Colored stone pieces, according to the auctioneer, have found popularity among younger buyers aged 25 to 40. “If you look at the new Gucci ads, it’s a changed feeling — they have warmer tones and it’s a less tapered look. I think the Sixties and Seventies are in, in a big way. Jewelry that does well has the same warm sensibility.

“Something about it reflects the style of today’s clothing — people may have worn heavier brooches on a Chanel jacket or St. John knit but now they are wearing cashmere and silks and don’t want something so heavy. It’s looking for something with a casual appearance that is still considered fine jewelry,” Burstein said.

He was careful to stress that while colored stones have a lower wholesale value than diamonds, “even to get an aquamarine out of the ground is so difficult, and to polish them is very hard.”

Sotheby’s sale’s top lots were populated by remarkably rare diamonds and sapphire baubles.
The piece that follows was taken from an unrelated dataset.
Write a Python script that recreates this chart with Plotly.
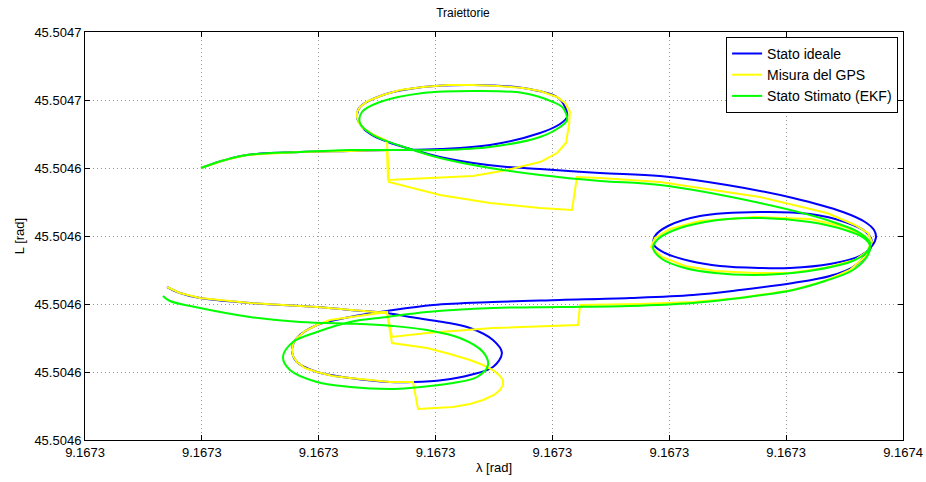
import plotly.graph_objects as go

# ---- tick labels ----
x_tickvals = [9.16728, 9.16729, 9.16730, 9.16731, 9.16732, 9.16733, 9.16734, 9.16735]
x_ticktext = ["9.1673", "9.1673", "9.1673", "9.1673", "9.1673", "9.1673", "9.1673", "9.1674"]
y_tickvals = [45.50456, 45.50458, 45.50460, 45.50462, 45.50464, 45.50466, 45.50468]
y_ticktext = ["45.5046", "45.5046", "45.5046", "45.5046", "45.5046", "45.5047", "45.5047"]

# ---- Stato ideale ----
ideal_lam = [9.16728993, 9.16729198, 9.16729386, 9.16729840, 9.16730268, 9.16730610, 9.16731038, 9.16731466,
             9.16731894, 9.16732065, 9.16732125, 9.16732108, 9.16732039, 9.16731748, 9.16731320, 9.16730892,
             9.16730550, 9.16730353, 9.16730328, 9.16730379, 9.16730473, 9.16730593, 9.16730756, 9.16731038,
             9.16731320, 9.16731611, 9.16731894, 9.16732407, 9.16732920, 9.16733494, 9.16734059, 9.16734486,
             9.16734675, 9.16734752, 9.16734769, 9.16734735, 9.16734632, 9.16734375, 9.16734033, 9.16733776,
             9.16733434, 9.16733177, 9.16732963, 9.16732869, 9.16732878, 9.16732989, 9.16733263, 9.16733776,
             9.16734204, 9.16734504, 9.16734683, 9.16734735, 9.16734709, 9.16734572, 9.16734375, 9.16734059,
             9.16733605, 9.16733203, 9.16732664, 9.16732065, 9.16731491, 9.16730978, 9.16730584, 9.16730268,
             9.16729985, 9.16729814, 9.16729771, 9.16729814, 9.16729985, 9.16730268, 9.16730610, 9.16730807,
             9.16731064, 9.16731295, 9.16731491, 9.16731568, 9.16731491, 9.16731295, 9.16731064, 9.16730781,
             9.16730584, 9.16730268, 9.16729985, 9.16729412, 9.16728984, 9.16728813, 9.16728702]
ideal_L = [45.50464000, 45.50464235, 45.50464382, 45.50464471, 45.50464500, 45.50464529, 45.50464559, 45.50464676,
           45.50465029, 45.50465294, 45.50465500, 45.50465794, 45.50466088, 45.50466353, 45.50466441, 45.50466382,
           45.50466147, 45.50465794, 45.50465500, 45.50465177, 45.50464941, 45.50464765, 45.50464588, 45.50464324,
           45.50464147, 45.50464029, 45.50463971, 45.50463853, 45.50463765, 45.50463500, 45.50463118, 45.50462706,
           45.50462412, 45.50462176, 45.50461971, 45.50461706, 45.50461412, 45.50461176, 45.50461059, 45.50461059,
           45.50461118, 45.50461265, 45.50461500, 45.50461735, 45.50462000, 45.50462294, 45.50462588, 45.50462706,
           45.50462647, 45.50462412, 45.50462118, 45.50461824, 45.50461559, 45.50461088, 45.50460824, 45.50460618,
           45.50460412, 45.50460265, 45.50460176, 45.50460118, 45.50460059, 45.50459971, 45.50459794, 45.50459618,
           45.50459382, 45.50459000, 45.50458647, 45.50458294, 45.50458000, 45.50457824, 45.50457706, 45.50457706,
           45.50457765, 45.50457912, 45.50458147, 45.50458559, 45.50458941, 45.50459294, 45.50459471, 45.50459618,
           45.50459735, 45.50459824, 45.50459912, 45.50460029, 45.50460176, 45.50460324, 45.50460500]

# ---- Misura del GPS ----
gps_lam = [9.16728993, 9.16729198, 9.16729386, 9.16729840, 9.16730268, 9.16730584, 9.16730593, 9.16731038,
           9.16731320, 9.16731611, 9.16731894, 9.16732039, 9.16732116, 9.16732142, 9.16732150, 9.16732108,
           9.16732039, 9.16731894, 9.16731748, 9.16731534, 9.16731320, 9.16731106, 9.16730892, 9.16730696,
           9.16730550, 9.16730422, 9.16730353, 9.16730328, 9.16730328, 9.16730345, 9.16730379, 9.16730473,
           9.16730584, 9.16730601, 9.16731038, 9.16731466, 9.16731894, 9.16732167, 9.16732210, 9.16732407,
           9.16732920, 9.16733776, 9.16734350, 9.16734589, 9.16734700, 9.16734735, 9.16734700, 9.16734589,
           9.16734332, 9.16734033, 9.16733733, 9.16733391, 9.16733134, 9.16732938, 9.16732843, 9.16732878,
           9.16733006, 9.16733263, 9.16733733, 9.16734204, 9.16734504, 9.16734675, 9.16734718, 9.16734683,
           9.16734546, 9.16734332, 9.16734059, 9.16733605, 9.16733203, 9.16732749, 9.16732236, 9.16732219,
           9.16731491, 9.16730927, 9.16730627,
           9.16730584, 9.16730268, 9.16730097, 9.16729985, 9.16729883, 9.16729814, 9.16729780, 9.16729771,
           9.16729780, 9.16729814, 9.16729883, 9.16729985, 9.16730122, 9.16730268, 9.16730439, 9.16730610,
           9.16730807, 9.16730850, 9.16731149, 9.16731295, 9.16731406, 9.16731500, 9.16731551, 9.16731577,
           9.16731577, 9.16731543, 9.16731491, 9.16731406, 9.16731295, 9.16731123, 9.16730927, 9.16730627,
           9.16730584, 9.16730268, 9.16729985, 9.16729412, 9.16728984, 9.16728813, 9.16728702]
gps_L = [45.50464000, 45.50464235, 45.50464382, 45.50464471, 45.50464500, 45.50464529, 45.50463647, 45.50463706,
         45.50463765, 45.50463941, 45.50464176, 45.50464441, 45.50464735, 45.50465265, 45.50465647, 45.50465912,
         45.50466088, 45.50466265, 45.50466353, 45.50466412, 45.50466441, 45.50466441, 45.50466382, 45.50466294,
         45.50466147, 45.50465971, 45.50465794, 45.50465647, 45.50465500, 45.50465324, 45.50465177, 45.50464971,
         45.50464794, 45.50463588, 45.50463206, 45.50462971, 45.50462824, 45.50462765, 45.50463735, 45.50463706,
         45.50463588, 45.50463147, 45.50462676, 45.50462324, 45.50462088, 45.50461824, 45.50461559, 45.50461294,
         45.50461059, 45.50460912, 45.50460912, 45.50460971, 45.50461118, 45.50461382, 45.50461676, 45.50461941,
         45.50462206, 45.50462441, 45.50462559, 45.50462500, 45.50462265, 45.50462000, 45.50461735, 45.50461412,
         45.50461000, 45.50460676, 45.50460412, 45.50460176, 45.50460059, 45.50460000, 45.50459971, 45.50459382,
         45.50459294, 45.50459147, 45.50459029,
         45.50459765, 45.50459618, 45.50459529, 45.50459382, 45.50459206, 45.50459000, 45.50458824, 45.50458647,
         45.50458471, 45.50458294, 45.50458118, 45.50458000, 45.50457882, 45.50457824, 45.50457765, 45.50457706,
         45.50457706, 45.50456912, 45.50456971, 45.50457059, 45.50457176, 45.50457324, 45.50457471, 45.50457618,
         45.50457765, 45.50457912, 45.50458059, 45.50458206, 45.50458353, 45.50458529, 45.50458706, 45.50458853,
         45.50459735, 45.50459824, 45.50459912, 45.50460029, 45.50460176, 45.50460324, 45.50460500]

# ---- Stato Stimato (EKF) ----
ekf_lam = [9.16728993, 9.16729198, 9.16729386, 9.16729840, 9.16730268, 9.16730610, 9.16731038, 9.16731466,
           9.16731894, 9.16732065, 9.16732125, 9.16732090, 9.16732005, 9.16731748, 9.16731320, 9.16730892,
           9.16730524, 9.16730370, 9.16730353, 9.16730465, 9.16730756, 9.16731038, 9.16731466, 9.16731894,
           9.16732407, 9.16732920, 9.16733776, 9.16734350, 9.16734632, 9.16734718, 9.16734683, 9.16734546,
           9.16734247, 9.16733947, 9.16733716, 9.16733391, 9.16733134, 9.16732938, 9.16732861, 9.16732895,
           9.16733023, 9.16733306, 9.16733716, 9.16734204, 9.16734504, 9.16734666, 9.16734718, 9.16734700,
           9.16734572, 9.16734332, 9.16734059, 9.16733605, 9.16733203, 9.16732664, 9.16732065, 9.16731491,
           9.16730927, 9.16730584, 9.16730268, 9.16729985, 9.16729780, 9.16729694, 9.16729754, 9.16729985,
           9.16730268, 9.16730610, 9.16730781, 9.16731149, 9.16731355, 9.16731449, 9.16731406, 9.16731209,
           9.16730927, 9.16730636, 9.16730353, 9.16729840, 9.16729412, 9.16728984, 9.16728727, 9.16728667]
ekf_L = [45.50464000, 45.50464235, 45.50464382, 45.50464471, 45.50464529, 45.50464529, 45.50464529, 45.50464618,
         45.50464912, 45.50465206, 45.50465412, 45.50465765, 45.50465941, 45.50466206, 45.50466265, 45.50466206,
         45.50465941, 45.50465647, 45.50465324, 45.50464971, 45.50464588, 45.50464294, 45.50464000, 45.50463794,
         45.50463618, 45.50463500, 45.50462971, 45.50462471, 45.50462088, 45.50461794, 45.50461500, 45.50461235,
         45.50461000, 45.50460882, 45.50460853, 45.50460912, 45.50461059, 45.50461324, 45.50461647, 45.50461882,
         45.50462147, 45.50462412, 45.50462529, 45.50462412, 45.50462176, 45.50461941, 45.50461706, 45.50461441,
         45.50461000, 45.50460676, 45.50460412, 45.50460176, 45.50460029, 45.50459941, 45.50459912, 45.50459882,
         45.50459765, 45.50459618, 45.50459471, 45.50459176, 45.50458882, 45.50458441, 45.50458059, 45.50457706,
         45.50457559, 45.50457500, 45.50457529, 45.50457676, 45.50457853, 45.50458206, 45.50458588, 45.50459000,
         45.50459235, 45.50459353, 45.50459412, 45.50459471, 45.50459618, 45.50459882, 45.50460088, 45.50460235]

FONT = "Liberation Sans, Arial, sans-serif"

fig = go.Figure()
fig.add_trace(go.Scatter(x=ideal_lam, y=ideal_L, mode="lines", name="Stato ideale",
                         line=dict(color="#0000FF", width=2, shape="spline", smoothing=1)))
fig.add_trace(go.Scatter(x=gps_lam, y=gps_L, mode="lines", name="Misura del GPS",
                         line=dict(color="#FFFF00", width=2, shape="linear")))
fig.add_trace(go.Scatter(x=ekf_lam, y=ekf_L, mode="lines", name="Stato Stimato (EKF)",
                         line=dict(color="#00FF00", width=2, shape="spline", smoothing=1)))

axis_common = dict(
    showline=True, linecolor="black", linewidth=1, mirror="ticks",
    ticks="inside", ticklen=5, tickcolor="black", tickwidth=1,
    showgrid=True, gridcolor="#9a9a9a", griddash="1px,3px", gridwidth=1,
    zeroline=False, automargin=False,
    tickfont=dict(family=FONT, size=13, color="black"),
)

fig.update_layout(
    width=926, height=482,
    margin=dict(l=85, r=23, t=32, b=42, autoexpand=False),
    paper_bgcolor="white", plot_bgcolor="white",
    font=dict(family=FONT, size=13, color="black"),
    title=dict(text="Traiettorie", x=0.5, xanchor="center", y=0.974, yanchor="middle",
               font=dict(family=FONT, size=12, color="black")),
    xaxis=dict(range=[9.16728, 9.16735], tickvals=x_tickvals, ticktext=x_ticktext,
               title=dict(text="λ [rad]", standoff=4, font=dict(family=FONT, size=13)),
               **axis_common),
    yaxis=dict(range=[45.50456, 45.50468], tickvals=y_tickvals, ticktext=y_ticktext,
               title=dict(text="L [rad]", standoff=6, font=dict(family=FONT, size=13)),
               **axis_common),
    legend=dict(x=0.994, xanchor="right", y=0.988, yanchor="top",
                bgcolor="white", bordercolor="black", borderwidth=1,
                font=dict(family=FONT, size=14, color="black"),
                tracegroupgap=0, itemwidth=30),
    showlegend=True,
)

fig.write_html("out.html")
But the bulk of the  sleeper hits were, again, rare signed pieces often comprised of semiprecious materials.

An exceptional example is a diminutive Cartier brooch shaped like a dachshund, largely made of yellow gold and citrine that sold for $43,750. It was originally estimated to bring between $10,000 and $15,000.

Bulgari ancient Roman coin necklaces fared particularly well also. A long 18-karat chain necklace set with eight coins realized $93,750. It was originally estimated to sell between $12,000 and $15,000.

Schuler said while these lots’ raw components amount to nowhere near their hammer prices, their designs could be considered arresting representations of their makers’ historical legacies.

He added of the casual mood — which, according to both him and Burstein, has been building for nearly two years — “There is this desire to own wearable jewelry – things that are more daytime and more casual in nature. The theme is one of wearability — fun, easy pieces you don’t have to think about too much.”